Now, if you want to be able to handle more general models, and you happen to have a convex optimization engine around that can handle binary variables, have it solve this model: $$\begin{array}{ll} \text{maximize} & \log(xT_o+(1-x)T_s)+\log Y \\ \text{subject to} & N = P_sT_s + P_oT_o + B(P_f+P_a) + Y \\ & T_s, T_o \geq 0 \\ & T_o \leq B T_{\max} \\ & B\in\{0,1\} \end{array}$$ To see why this works, note that if $B=0$, then the $T_o\leq BT_{\max}$ constraint forces $T_o=0$, and it also removes the fixed costs from the budget constraint. If $B=1$, then $T_o\leq T_{\max}$ lets $T_o$ take on any sensible value, but it adds the fixed cost back in.

Now, what a solver is likely to do here is to first solve the problem by replacing $B\in\{0,1\}$ with $0\leq B \leq 1$. If the optimal solution to this relaxed problem has either $B=0$ or $B=1$, then it will stop, knowing that it has the right answer to the original as well. Otherwise, it will effectively try both $B=0$ and $B=1$ separately. (For problems with more binary variables, solvers typically do more advanced things with cutting planes etc., but for one variable, I'm almost certain this is how it will go.)
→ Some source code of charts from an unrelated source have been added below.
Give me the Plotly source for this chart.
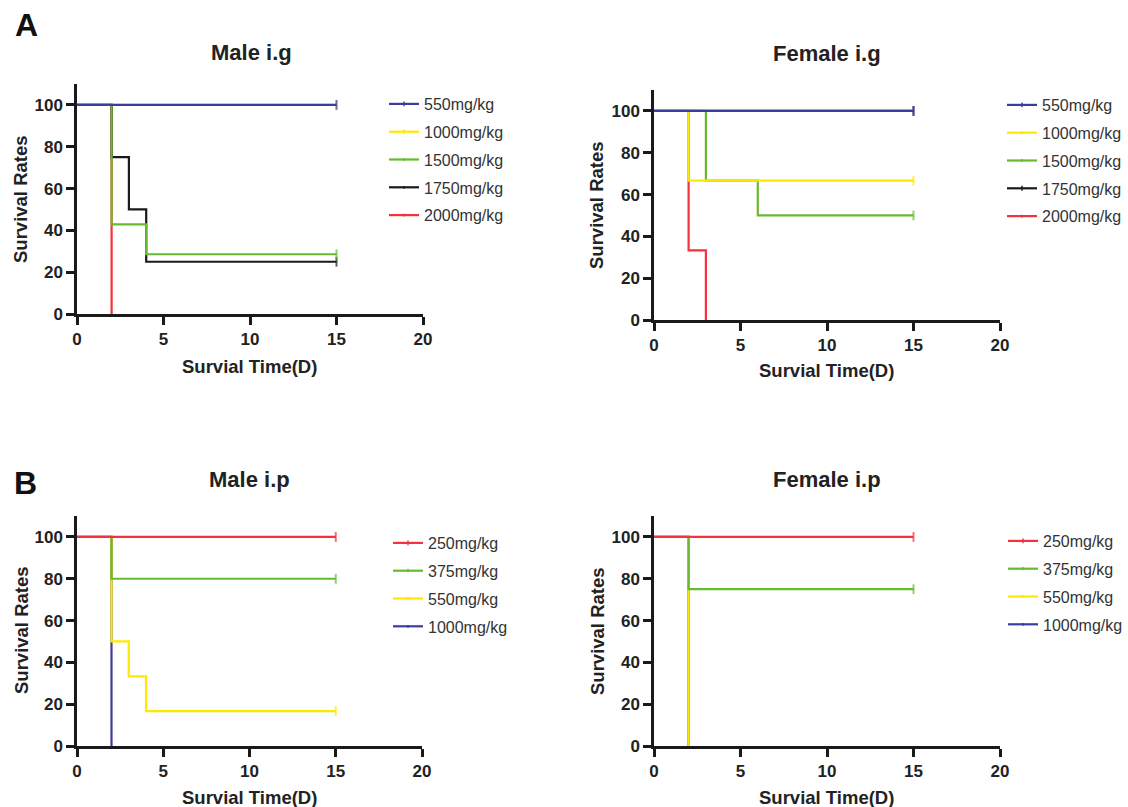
import plotly.graph_objects as go

# ---------------- data ----------------
# Male i.g
male_ig_doses = ["550mg/kg", "1000mg/kg", "1500mg/kg", "1750mg/kg", "2000mg/kg"]
male_ig_times = [[0, 15], [0, 15], [0, 2, 4, 15], [0, 2, 3, 4, 15], [0, 2]]
male_ig_surv = [[100, 100], [100, 100], [100, 42.86, 28.57, 28.57], [100, 75, 50, 25, 25], [100, 0]]

# Female i.g
female_ig_doses = ["550mg/kg", "1000mg/kg", "1500mg/kg", "1750mg/kg", "2000mg/kg"]
female_ig_times = [[0, 15], [0, 2, 15], [0, 3, 6, 15], [0, 15], [0, 2, 3]]
female_ig_surv = [[100, 100], [100, 66.67, 66.67], [100, 66.67, 50, 50], [100, 100], [100, 33.33, 0]]

# Male i.p
male_ip_doses = ["250mg/kg", "375mg/kg", "550mg/kg", "1000mg/kg"]
male_ip_times = [[0, 15], [0, 2, 15], [0, 2, 3, 4, 15], [0, 2]]
male_ip_surv = [[100, 100], [100, 80, 80], [100, 50, 33.33, 16.67, 16.67], [100, 0]]

# Female i.p
female_ip_doses = ["250mg/kg", "375mg/kg", "550mg/kg", "1000mg/kg"]
female_ip_times = [[0, 15], [0, 2, 15], [0, 2], [0, 2]]
female_ip_surv = [[100, 100], [100, 75, 75], [100, 0], [100, 0]]

x_ticks = [0, 5, 10, 15, 20]
y_ticks = [0, 20, 40, 60, 80, 100]

# ---------------- style ----------------
W, H = 1128, 807
FONT = "Arial, Liberation Sans, sans-serif"
BLUE, YELLOW, GREEN, BLACK, RED = "#3c3c9e", "#ffe800", "#66bb2e", "#1a1a1a", "#f2323c"
ig_colors = [BLUE, YELLOW, GREEN, BLACK, RED]
ip_colors = [RED, GREEN, YELLOW, BLUE]

# draw order (indices into series lists), last drawn on top
male_ig_order = [4, 3, 2, 1, 0]
female_ig_order = [3, 4, 2, 1, 0]
male_ip_order = [3, 2, 1, 0]
female_ip_order = [3, 2, 1, 0]


def px_x(p):
    return p / W


def px_y(p):
    return 1 - p / H


fig = go.Figure()

panels = [
    (male_ig_doses, male_ig_times, male_ig_surv, ig_colors, male_ig_order, "x", "y", "legend"),
    (female_ig_doses, female_ig_times, female_ig_surv, ig_colors, female_ig_order, "x2", "y2", "legend2"),
    (male_ip_doses, male_ip_times, male_ip_surv, ip_colors, male_ip_order, "x3", "y3", "legend3"),
    (female_ip_doses, female_ip_times, female_ip_surv, ip_colors, female_ip_order, "x4", "y4", "legend4"),
]

for doses, times, survs, colors, order, xa, ya, lg in panels:
    for i in order:
        t, s = times[i], survs[i]
        sizes = [0] * (len(t) - 1) + [7 if s[-1] > 0 else 0]
        fig.add_trace(go.Scatter(
            x=t, y=s, name=doses[i], xaxis=xa, yaxis=ya, legend=lg,
            legendgroup=lg + doses[i], legendrank=i + 1,
            mode="lines+markers", line=dict(color=colors[i], width=2.2, shape="hv"),
            marker=dict(symbol="line-ns", size=sizes, color=colors[i],
                        line=dict(color=colors[i], width=2)),
            cliponaxis=False,
        ))

# axis domains (pixel based)
dom = {
    "x": (77, 423), "y": (314, 84),
    "x2": (654, 1000), "y2": (320, 90),
    "x3": (77, 422), "y3": (746, 516),
    "x4": (654, 1000), "y4": (746, 516),
}

axis_common = dict(showline=True, linewidth=2.5, linecolor="#1a1a1a", ticks="outside",
                   ticklen=8, tickwidth=2.5, tickcolor="#1a1a1a", showgrid=False,
                   zeroline=False, mirror=False,
                   tickfont=dict(family=FONT, size=17, color="#222222", weight="bold"))

layout_axes = {}
for k in ["x", "x2", "x3", "x4"]:
    a, b = dom[k]
    name = "xaxis" if k == "x" else "xaxis" + k[1:]
    yname = "y" if k == "x" else "y" + k[1:]
    layout_axes[name] = dict(domain=[px_x(a), px_x(b)], range=[0, 20], tickvals=x_ticks,
                             anchor=yname, **axis_common)
for k in ["y", "y2", "y3", "y4"]:
    a, b = dom[k]
    name = "yaxis" if k == "y" else "yaxis" + k[1:]
    xname = "x" if k == "y" else "x" + k[1:]
    layout_axes[name] = dict(domain=[px_y(a), px_y(b)], range=[0, 110], tickvals=y_ticks,
                             anchor=xname, **axis_common)

legend_common = dict(font=dict(family=FONT, size=16, color="#333333"), bgcolor="rgba(0,0,0,0)",
                     xanchor="left", yanchor="top", tracegroupgap=4, itemclick=False)

fig.update_layout(
    width=W, height=H, margin=dict(l=0, r=0, t=0, b=0, autoexpand=False),
    paper_bgcolor="white", plot_bgcolor="white",
    font=dict(family=FONT, color="#222222"),
    legend=dict(x=px_x(384), y=px_y(87), **legend_common),
    legend2=dict(x=px_x(1002), y=px_y(88), **legend_common),
    legend3=dict(x=px_x(388), y=px_y(526), **legend_common),
    legend4=dict(x=px_x(1003), y=px_y(524), **legend_common),
    **layout_axes,
)

annotations = []
# panel letters
for txt, x, y in [("A", 26, 25), ("B", 25, 483)]:
    annotations.append(dict(text=txt, x=px_x(x), y=px_y(y), xref="paper", yref="paper",
                            showarrow=False, xanchor="center", yanchor="middle",
                            font=dict(family=FONT, size=32, color="#111111", weight="bold")))
# subplot titles
for txt, x, y in [("Male i.g", 251, 53), ("Female i.g", 827, 54),
                  ("Male i.p", 250, 479), ("Female i.p", 827, 479)]:
    annotations.append(dict(text=txt, x=px_x(x), y=px_y(y), xref="paper", yref="paper",
                            showarrow=False, xanchor="center", yanchor="middle",
                            font=dict(family=FONT, size=22, color="#222222", weight="bold")))
# x axis titles
for x, y in [(250, 367), (826, 370), (250, 797), (826, 797)]:
    annotations.append(dict(text="Survial Time(D)", x=px_x(x), y=px_y(y), xref="paper", yref="paper",
                            showarrow=False, xanchor="center", yanchor="middle",
                            font=dict(family=FONT, size=18.5, color="#222222", weight="bold")))
# y axis titles
for x, y in [(21, 199), (597, 205), (21, 630), (597, 631)]:
    annotations.append(dict(text="Survival Rates", x=px_x(x), y=px_y(y), xref="paper", yref="paper",
                            showarrow=False, xanchor="center", yanchor="middle", textangle=-90,
                            font=dict(family=FONT, size=18.5, color="#222222", weight="bold")))

fig.update_layout(annotations=annotations)

fig.write_html("out.html", config={"displayModeBar": False},
               post_script="document.body.style.margin='0';document.body.style.padding='0';")
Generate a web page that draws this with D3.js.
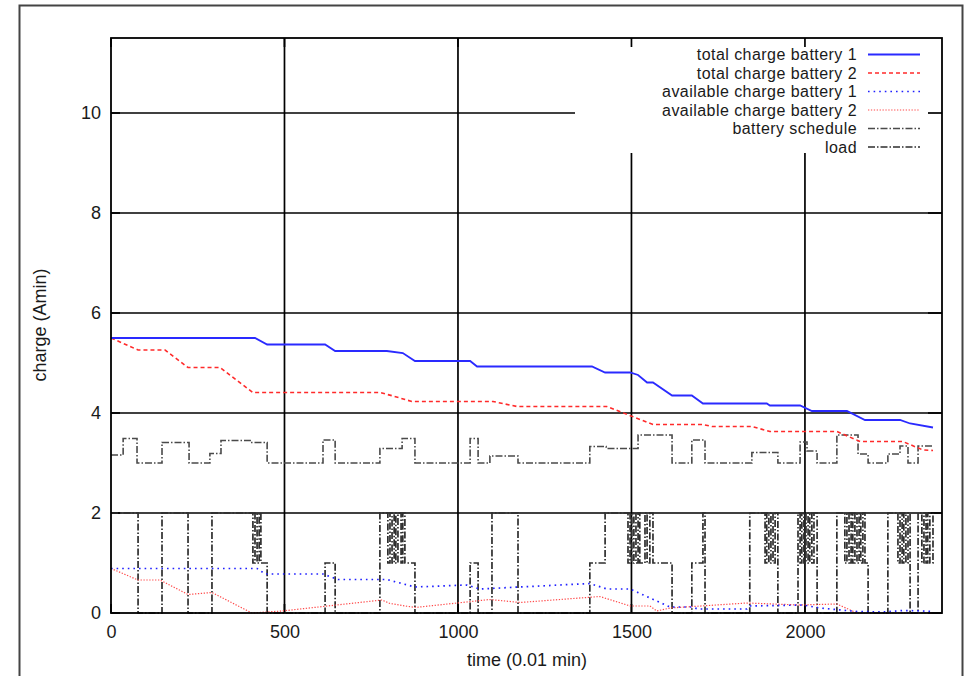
<!DOCTYPE html>
<html>
<head>
<meta charset="utf-8">
<script src="https://cdn.jsdelivr.net/npm/d3@7"></script>
<style>
body { margin: 0; background: #fff; }
svg { display: block; font-family: "Liberation Sans", Arial, sans-serif; }
</style>
</head>
<body>
<svg></svg>
<script>
var width = 979
var height = 676

// time (0.01 min) / charge (Amin) pairs
var xTicks = [0, 500, 1000, 1500, 2000]
var yTicks = [0, 2, 4, 6, 8, 10]

var totalCharge1 = [[0,5.5],[415,5.5],[450,5.37],[617,5.37],[646,5.24],[795,5.24],[841,5.2],[876,5.04],[1035,5.04],
  [1055,4.93],[1386,4.93],[1424,4.81],[1496,4.81],[1519,4.76],[1545,4.61],[1562,4.61],[1617,4.35],[1674,4.35],
  [1706,4.19],[1890,4.19],[1899,4.15],[1986,4.15],[2020,4.04],[2121,4.04],[2173,3.86],[2274,3.86],[2303,3.79],[2369,3.71]]

var totalCharge2 = [[0,5.5],[78,5.26],[156,5.26],[222,4.91],[314,4.91],[409,4.41],[775,4.41],[813,4.34],[867,4.23],
  [1101,4.23],[1170,4.13],[1429,4.13],[1562,3.77],[1706,3.77],[1732,3.73],[1847,3.73],[1899,3.63],[2092,3.63],
  [2159,3.43],[2282,3.43],[2340,3.26],[2369,3.25]]

var availCharge1 = [[0,0.89],[421,0.89],[444,0.78],[611,0.78],[654,0.67],[795,0.67],[876,0.52],[1026,0.56],[1063,0.48],
  [1380,0.59],[1429,0.48],[1496,0.48],[1611,0.12],[1674,0.12],[1692,0.08],[1833,0.08],[1841,0.14],[1994,0.16],
  [2043,0.1],[2150,0.03],[2225,0.02],[2282,0.05],[2340,0.04],[2369,0.03]]

var availCharge2 = [[0,0.89],[78,0.66],[141,0.66],[222,0.37],[291,0.41],[406,0],[493,0.04],[781,0.26],[804,0.19],
  [876,0.11],[1092,0.27],[1179,0.21],[1409,0.33],[1496,0.14],[1553,0.14],[1573,0.04],[1611,0.1],[1833,0.2],
  [1986,0.16],[2092,0.18],[2150,0],[2369,0]]

var schedule = [[0,3.16],[35,3.49],[75,3.0],[147,3.41],[225,3.0],[285,3.19],[317,3.45],[401,3.41],[450,3.0],[611,3.46],
  [646,3.0],[775,3.29],[839,3.49],[876,3.0],[1035,3.49],[1058,3.0],[1092,3.14],[1173,3.0],[1380,3.33],[1427,3.29],
  [1519,3.56],[1617,3.0],[1674,3.46],[1712,3.0],[1847,3.21],[1922,3.0],[1986,3.42],[2006,3.24],[2035,3.0],[2092,3.56],
  [2153,3.18],[2182,3.0],[2239,3.18],[2274,3.34],[2297,3.0],[2326,3.34],[2369,3.34]]

var load = [[0,2],[78,0],[147,2],[222,0],[291,2],[409,1],[415,2],[421,1],[427,2],[432,1],[450,0],[617,1],[646,0],
  [775,2],[798,1],[804,2],[810,1],[816,2],[821,1],[827,2],[836,1],[841,2],[847,1],[876,0],[1035,1],[1058,0],[1098,2],
  [1173,0],[1380,1],[1424,2],[1490,1],[1496,2],[1501,1],[1507,2],[1513,1],[1519,2],[1524,1],[1539,2],[1545,1],[1553,2],
  [1562,1],[1617,0],[1674,1],[1706,2],[1712,0],[1841,2],[1885,1],[1890,2],[1896,1],[1902,2],[1908,1],[1914,2],[1922,0],
  [1980,2],[1986,1],[1991,2],[1997,1],[2003,2],[2009,1],[2014,2],[2020,1],[2026,2],[2035,0],[2092,2],[2115,1],[2121,2],
  [2127,1],[2133,2],[2138,1],[2144,2],[2150,1],[2156,2],[2161,1],[2167,2],[2173,1],[2182,0],[2239,2],[2268,1],[2274,2],
  [2280,1],[2285,2],[2291,1],[2297,2],[2303,0],[2326,2],[2337,1],[2343,2],[2349,1],[2354,2],[2360,1],[2369,2]]

var x = d3.scaleLinear().domain([0, 2395]).range([111, 942])
var y = d3.scaleLinear().domain([0, 11.5]).range([613, 38])

var series = [
  {name: "total charge battery 1", data: totalCharge1, color: "#2a2aff", dash: null, w: 1.8, step: false},
  {name: "total charge battery 2", data: totalCharge2, color: "#ff2a2a", dash: "4,3", w: 1.6, step: false},
  {name: "available charge battery 1", data: availCharge1, color: "#2020ff", dash: "1.6,4", w: 1.7, step: false},
  {name: "available charge battery 2", data: availCharge2, color: "#ff4a4a", dash: "1.3,1.6", w: 1.2, step: false},
  {name: "battery schedule", data: schedule, color: "#4a4a4a", dash: "7,2,1.5,2", w: 1.6, step: true},
  {name: "load", data: load, color: "#2e2e2e", dash: "7,2,1.5,2", w: 1.7, step: true}
]

const svg = d3.select("svg")
  .attr("width", width)
  .attr("height", height)

// outer page frame
svg.append("rect")
  .attr("x", 19.5).attr("y", 5.5)
  .attr("width", 943).attr("height", 700)
  .attr("fill", "none")
  .attr("stroke", "#444")
  .attr("stroke-width", 2)

// grid
var grid = svg.append("g")
  .attr("stroke", "#000")
  .attr("stroke-width", 1.7)
grid.selectAll(".gx").data(xTicks.slice(1)).join("line")
  .attr("x1", d => x(d)).attr("x2", d => x(d))
  .attr("y1", y(0)).attr("y2", y(11.5))
grid.selectAll(".gy").data(yTicks.slice(1)).join("line")
  .attr("x1", x(0)).attr("x2", x(2395))
  .attr("y1", d => y(d)).attr("y2", d => y(d))

// opaque key area
svg.append("rect")
  .attr("x", 575).attr("y", 39)
  .attr("width", 366).attr("height", 114)
  .attr("fill", "#fff")

// inward ticks on all four sides
var ticks = svg.append("g").attr("stroke", "#000").attr("stroke-width", 1.7)
xTicks.forEach(function(t) {
  ticks.append("line").attr("x1", x(t)).attr("x2", x(t)).attr("y1", y(11.5)).attr("y2", y(11.5) + 9)
  ticks.append("line").attr("x1", x(t)).attr("x2", x(t)).attr("y1", y(0)).attr("y2", y(0) - 9)
})
yTicks.forEach(function(t) {
  ticks.append("line").attr("x1", x(0)).attr("x2", x(0) + 9).attr("y1", y(t)).attr("y2", y(t))
  ticks.append("line").attr("x1", x(2395)).attr("x2", x(2395) - 14).attr("y1", y(t)).attr("y2", y(t))
})

// data lines
var line = d3.line().x(d => x(d[0])).y(d => y(d[1]))
var stepLine = d3.line().x(d => x(d[0])).y(d => y(d[1])).curve(d3.curveStepAfter)

svg.append("g")
  .attr("fill", "none")
  .selectAll("path")
  .data(series.slice().reverse())
  .join("path")
  .attr("stroke", d => d.color)
  .attr("stroke-width", d => d.w)
  .attr("stroke-dasharray", d => d.dash)
  .attr("d", d => d.step ? stepLine(d.data) : line(d.data))

// plot border
svg.append("rect")
  .attr("x", x(0)).attr("y", y(11.5))
  .attr("width", x(2395) - x(0)).attr("height", y(0) - y(11.5))
  .attr("fill", "none")
  .attr("stroke", "#000")
  .attr("stroke-width", 1.8)

// axes labels
var xAxis = g => g
  .attr("transform", `translate(0,${y(0)})`)
  .call(d3.axisBottom(x).tickValues(xTicks).tickFormat(d3.format("d")).tickSize(0).tickPadding(12))
  .call(g => g.select(".domain").remove())
var yAxis = g => g
  .attr("transform", `translate(${x(0)},0)`)
  .call(d3.axisLeft(y).tickValues(yTicks).tickSize(0).tickPadding(10))
  .call(g => g.select(".domain").remove())

svg.append("g").call(xAxis)
svg.append("g").call(yAxis)
svg.selectAll(".tick text")
  .attr("font-size", 18)
  .attr("font-family", "Liberation Sans, Arial, sans-serif")
  .attr("fill", "#1a1a1a")

svg.append("text")
  .attr("x", 527).attr("y", 666)
  .attr("text-anchor", "middle")
  .attr("font-size", 18)
  .attr("fill", "#1a1a1a")
  .text("time (0.01 min)")

svg.append("text")
  .attr("transform", "translate(46,325) rotate(-90)")
  .attr("text-anchor", "middle")
  .attr("font-size", 18)
  .attr("fill", "#1a1a1a")
  .text("charge (Amin)")

// key
var key = svg.append("g")
  .selectAll("g")
  .data(series)
  .join("g")
  .attr("transform", (d, i) => `translate(0,${54.5 + i * 18.5})`)

key.append("text")
  .attr("x", 857)
  .attr("dy", "0.35em")
  .attr("text-anchor", "end")
  .attr("font-size", 16)
  .attr("letter-spacing", 0.45)
  .attr("fill", "#1a1a1a")
  .text(d => d.name)

key.append("line")
  .attr("x1", 868).attr("x2", 920)
  .attr("stroke", d => d.color)
  .attr("stroke-width", d => d.w)
  .attr("stroke-dasharray", d => d.dash)
</script>
</body>
</html>
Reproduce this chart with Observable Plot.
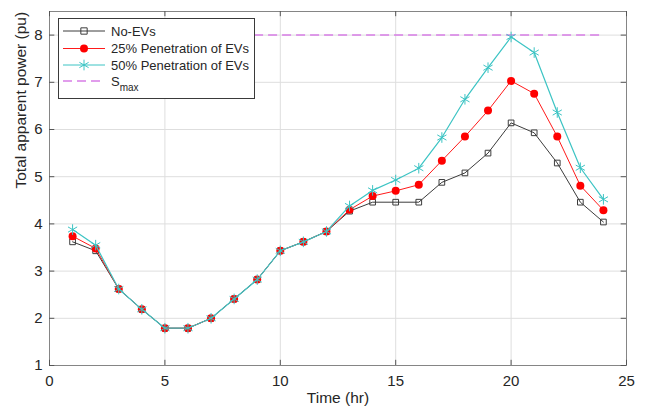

EDITED to add: if you use my software CVX to solve this problem, here is the model I would use:

cvx_begin
   cvx_solver mosek % or gurobi
   variables To Ts Y
   variable B binary
   maximize(geo_mean([x*To+(1-x)*Ts Y]))
   subject to
      N == Ps * Ts + Po * To + B * ( Pf + Pa ) + Y
      0 <= To <= B * ( N − Pf − Pa − Y ) / Ps
      Ts >= 0
cvx_end

This objective, $\sqrt{(xT_o+(1-x)T_s)Y}$, is compatible with the solvers under the hood; and it's related to your original objective by a logarithm and scaling, so it's equivalent.